Based on what little we know about Christ’s time and his disruptive role in the social order, at the least it seems fair to say (as the Gospels and Gibson would have it) that a subset of his confreres did not accept him or his alleged status and thus would not have risked much to save him.

Not a big believer in vicarious or societal guilt in any context, but this is not the first time that it’s occurred to me that the rush to condemn various individuals and groups and institutions as “complicit” or “inaqeuately vocal” in opposition to 20th century persecutions might be a poor move for a group who’d historically been harshly tarred themselves with the vicarious-group-guilt brush in connection with a first century persecution . . . .

I think your complaint regarding Pius XII and “German society” might work better as an analogy if there had been condemnation of the descendants of either Pius X* or of Germans of the Nazi era (in the same manner that hostility towards Jews has persisted for thousands of years after the Crucifixion).

Criticism of the Swiss banking industry has also extended into the decades after the war in which officials ignored their role in stashing Nazi loot and resisted attempts to determine what restitution was due to Holocaust victims and their descendants. It took more than 50 years for some resolution of this situation to take place.

*no sacrilegious implications intended here.

None taken. I agree with you that the accusations of complicity or acquiescence in persecution become more invidious the more they are brought forward to the present day. But I’d argue that this is the case to a considerable extent with condemnation of the targets I’ve mentioned. I suppose some critics are speaking in a detached historical tone. But those who have led the charge are not simply saying “Boy, on our reading of history, that Pius was a jerk.” They are, often, imputing Pius’s suppositious “guilt” for not singlehandedly saving all the Jews of Europe to the Church as institution (including the Church in its present incaranation) and posing the quesiton “What must a religion of love and goodness do to confront its history of hatred and harm, and to perform restitution?” See, e.g.:

http://www.fairness.com/resources/one?resource_id=5143

I’m thinking an article entitled “The Guilt Of The Church” and demanding present-day restitution is pretty firmly in the camp of the vicarious/ancestor-based blood libel (putting aside whether Pius is any more or less culpable for not saving the Jews than Caiphas himself was for not saving, or for going after, Jesus). Which is fine if you really think there’s profit going down that path as to either Caiphas’s heirs or Pius’s. I don’t.

See also:

and
http://www.owlnet.rice.edu/~acarreon/during%20the%20war.htm
(demanding that the present-day Church “admit the guilt” it bears in connection with Nazism).
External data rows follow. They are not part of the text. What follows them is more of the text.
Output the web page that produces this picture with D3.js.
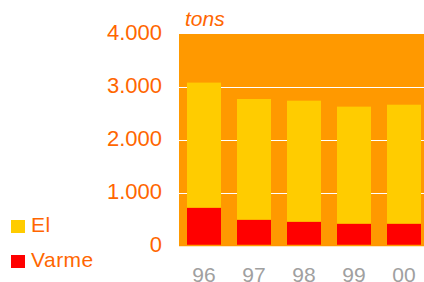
<!DOCTYPE html>
<html>
<head>
<meta charset="utf-8">
<script src="https://cdn.jsdelivr.net/npm/d3@7"></script>
<style>
  body { margin: 0; background: #fff; }
  svg { display: block; font-family: "Liberation Sans", Arial, sans-serif; }
</style>
</head>
<body>
<div id="chart"></div>
<script>
const years = ["96", "97", "98", "99", "00"];
const varme = [715, 488, 450, 413, 413];
const el = [2366, 2283, 2289, 2213, 2250];
const yTicks = [0, 1000, 2000, 3000, 4000];
const legend_items = [
  { name: "El", color: "#FFCC00" },
  { name: "Varme", color: "#FF0000" }
];

const W = 424, H = 282;
const plot_l = 179, plot_r = 429, plot_t = 34, plot_b = 245.5;

const svg = d3.select("#chart").append("svg")
  .attr("width", W)
  .attr("height", H);

const x = d3.scaleBand().domain(years).range([plot_l, plot_r])
  .paddingInner(0.32).paddingOuter(0.16);
const y = d3.scaleLinear().domain([0, 4000]).range([plot_b, plot_t]);

// plot background
svg.append("rect")
  .attr("x", plot_l).attr("y", plot_t)
  .attr("width", W - plot_l).attr("height", plot_b - plot_t)
  .attr("fill", "#FF9900");

// gridlines
svg.append("g")
  .selectAll("line")
  .data(yTicks.filter(d => d > 0 && d < 4000))
  .join("line")
  .attr("x1", plot_l).attr("x2", W)
  .attr("y1", d => Math.round(y(d)) + 0.5).attr("y2", d => Math.round(y(d)) + 0.5)
  .attr("stroke", "#fff").attr("stroke-width", 1);

const stacked = years.map((yr, i) => ({ yr, varme: varme[i], el: el[i] }));

// Varme bars (bottom)
svg.append("g")
  .selectAll("rect")
  .data(stacked)
  .join("rect")
  .attr("x", d => x(d.yr))
  .attr("width", x.bandwidth())
  .attr("y", d => y(d.varme))
  .attr("height", d => y(0) - y(d.varme))
  .attr("fill", "#FF0000");

// El bars (on top)
svg.append("g")
  .selectAll("rect")
  .data(stacked)
  .join("rect")
  .attr("x", d => x(d.yr))
  .attr("width", x.bandwidth())
  .attr("y", d => y(d.varme + d.el))
  .attr("height", d => y(d.varme) - y(d.varme + d.el))
  .attr("fill", "#FFCC00");

// baseline
svg.append("line")
  .attr("x1", plot_l).attr("x2", W)
  .attr("y1", plot_b).attr("y2", plot_b)
  .attr("stroke", "#FF9900").attr("stroke-width", 1.5);

// y labels
const fmt = d => d3.format(",")(d).replace(/,/g, ".");
svg.append("g")
  .selectAll("text")
  .data(yTicks)
  .join("text")
  .attr("x", 162)
  .attr("y", d => y(d))
  .attr("dy", "0.28em")
  .attr("text-anchor", "end")
  .attr("font-size", "22px")
  .attr("fill", "#FF6600")
  .text(fmt);

// unit
svg.append("text")
  .attr("x", 185).attr("y", 26)
  .attr("font-size", "21px")
  .attr("font-style", "italic")
  .attr("fill", "#FF6600")
  .text("tons");

// x labels
svg.append("g")
  .selectAll("text")
  .data(years)
  .join("text")
  .attr("x", d => x(d) + x.bandwidth() / 2)
  .attr("y", 282)
  .attr("text-anchor", "middle")
  .attr("font-size", "21px")
  .attr("fill", "#A0A0A0")
  .text(d => d);

// legend
const lg = svg.append("g")
  .selectAll("g")
  .data(legend_items)
  .join("g")
  .attr("transform", (d, i) => `translate(11,${220 + i * 35})`);
lg.append("rect")
  .attr("width", 14).attr("height", 13)
  .attr("fill", d => d.color);
lg.append("text")
  .attr("x", 20).attr("y", 12)
  .attr("font-size", "21px")
  .attr("letter-spacing", "0.5px")
  .attr("fill", "#FF6600")
  .text(d => d.name);
</script>
</body>
</html>
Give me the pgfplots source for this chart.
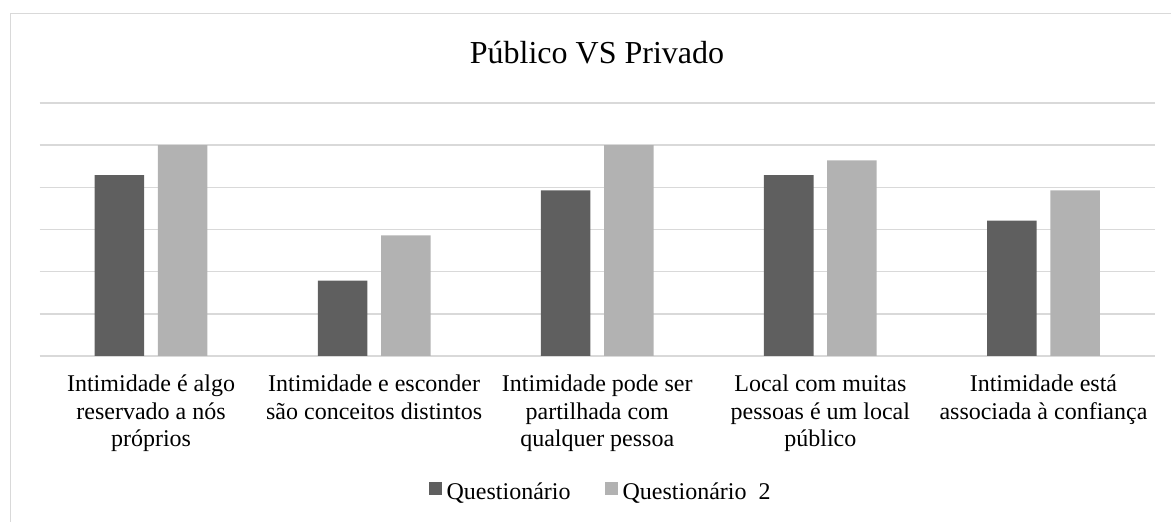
\documentclass[border=0pt]{standalone}
\usepackage{fontspec}
\setmainfont{Liberation Serif}
\usepackage{pgfplots}
\pgfplotsset{compat=1.18}
\definecolor{darkbar}{HTML}{5F5F5F}
\definecolor{lightbar}{HTML}{B2B2B2}
\definecolor{gridgray}{HTML}{D9D9D9}
\begin{document}
\begin{tikzpicture}[x=1pt,y=1pt]
\useasboundingbox (0,0) rectangle (1171,522);
\draw[color=gridgray, line width=1.5pt] (10.5,-30) rectangle (1220,508.5);
\begin{axis}[
  at={(39.5pt,166pt)}, anchor=south west,
  scale only axis, width=1115.5pt, height=253pt,
  ymin=0, ymax=6, xmin=-0.5, xmax=4.5,
  ybar, bar width=0.222,
  xtick={0,1,2,3,4},
  xticklabels={{Intimidade é algo\\reservado a nós\\próprios},
               {Intimidade e esconder\\são conceitos distintos},
               {Intimidade pode ser\\partilhada com\\qualquer pessoa},
               {Local com muitas\\pessoas é um local\\público},
               {Intimidade está\\associada à confiança}},
  x tick label style={align=center, font=\fontsize{24}{27.6}\selectfont, yshift=-11pt},
  ytick={0,1,2,3,4,5,6}, yticklabels={},
  ymajorgrids, major grid style={color=gridgray, line width=1.5pt},
  axis line style={draw=none}, tick style={draw=none},
  legend columns=2,
  legend style={at={(0.503,-0.536)}, anchor=center, draw=none, fill=none,
    font=\fontsize{24}{27.6}\selectfont,
    /tikz/every odd column/.append style={column sep=3pt},
    /tikz/every even column/.append style={column sep=32pt},
    inner sep=0pt},
  legend image code/.code={\fill[#1] (0pt,-3pt) rectangle (13pt,10pt);},
  legend cell align=left,
]
\addplot[fill=darkbar, draw=none, bar shift=-0.1417] coordinates {(0,4.29) (1,1.79) (2,3.93) (3,4.29) (4,3.21)};
\addplot[fill=lightbar, draw=none, bar shift=0.1417] coordinates {(0,5.00) (1,2.86) (2,5.00) (3,4.64) (4,3.93)};
\legend{Questionário, Questionário\ \ 2}
\end{axis}
\node[anchor=base, font=\fontsize{32}{38}\selectfont] at (597,458.7) {Público VS Privado};
\end{tikzpicture}
\end{document}
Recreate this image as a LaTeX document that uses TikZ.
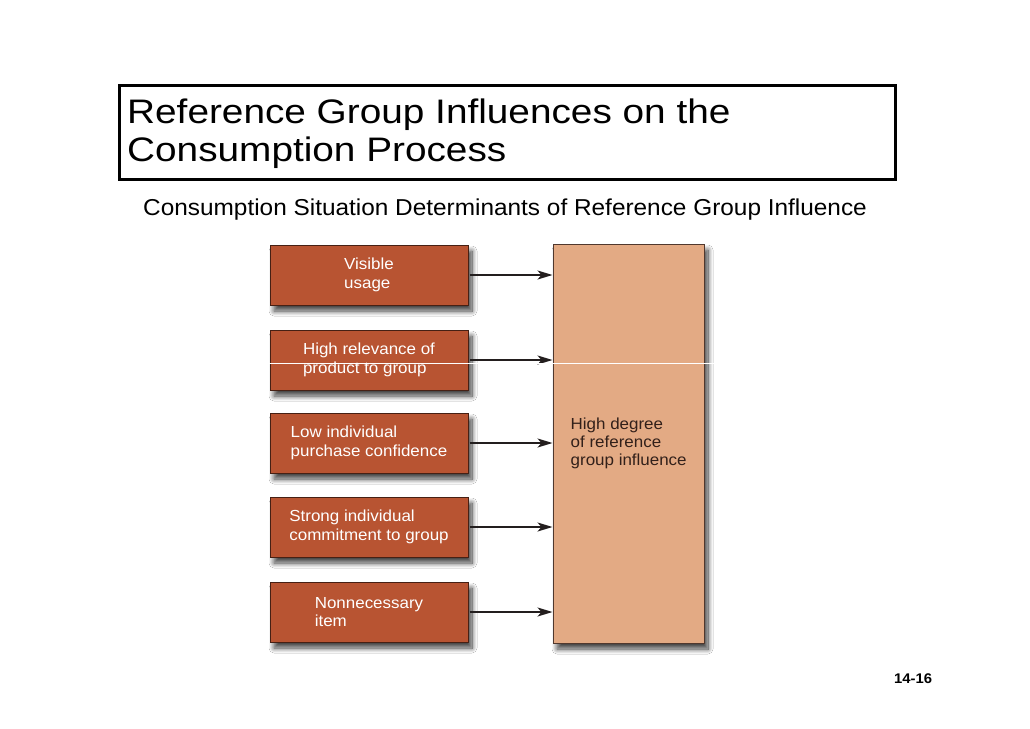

Your analogy is weak, Huerta88.

Would not the better analogy be to the Priesthood of the Temple, and not to “Jews” in general?

After all, those cites seem to be demanding restitution or recognition of wrongdoing from the Church, not from “Catholics” in general.

So the argument would go “accusing the Church these days of failure or complicity during the Nazi era is like accusing the Priesthood of the Temple of institutional failure or complicity in the case of the death of Jesus”.

Which points out two further problems with the analogy: (1) the Priesthood of the Temple no longer exists, and hasn’t existed for a couple of thousand years or so; and (2) it is not certain that Jesus ever existed at all; he could easily be a mythological character.

No, I don’t think blaming the death of a mythological character on an institution that doesn’t exist any more is quite the same as blaming an institution that does exist for failures during an all-too-real disaster of human evil that happened within living memory.

Whether an institution can be blamed for failures (rather than individuals), or whether these particular individuals and institutions should be blamed at all, is a totally different argument. On its face, your argument by analogy is worthless.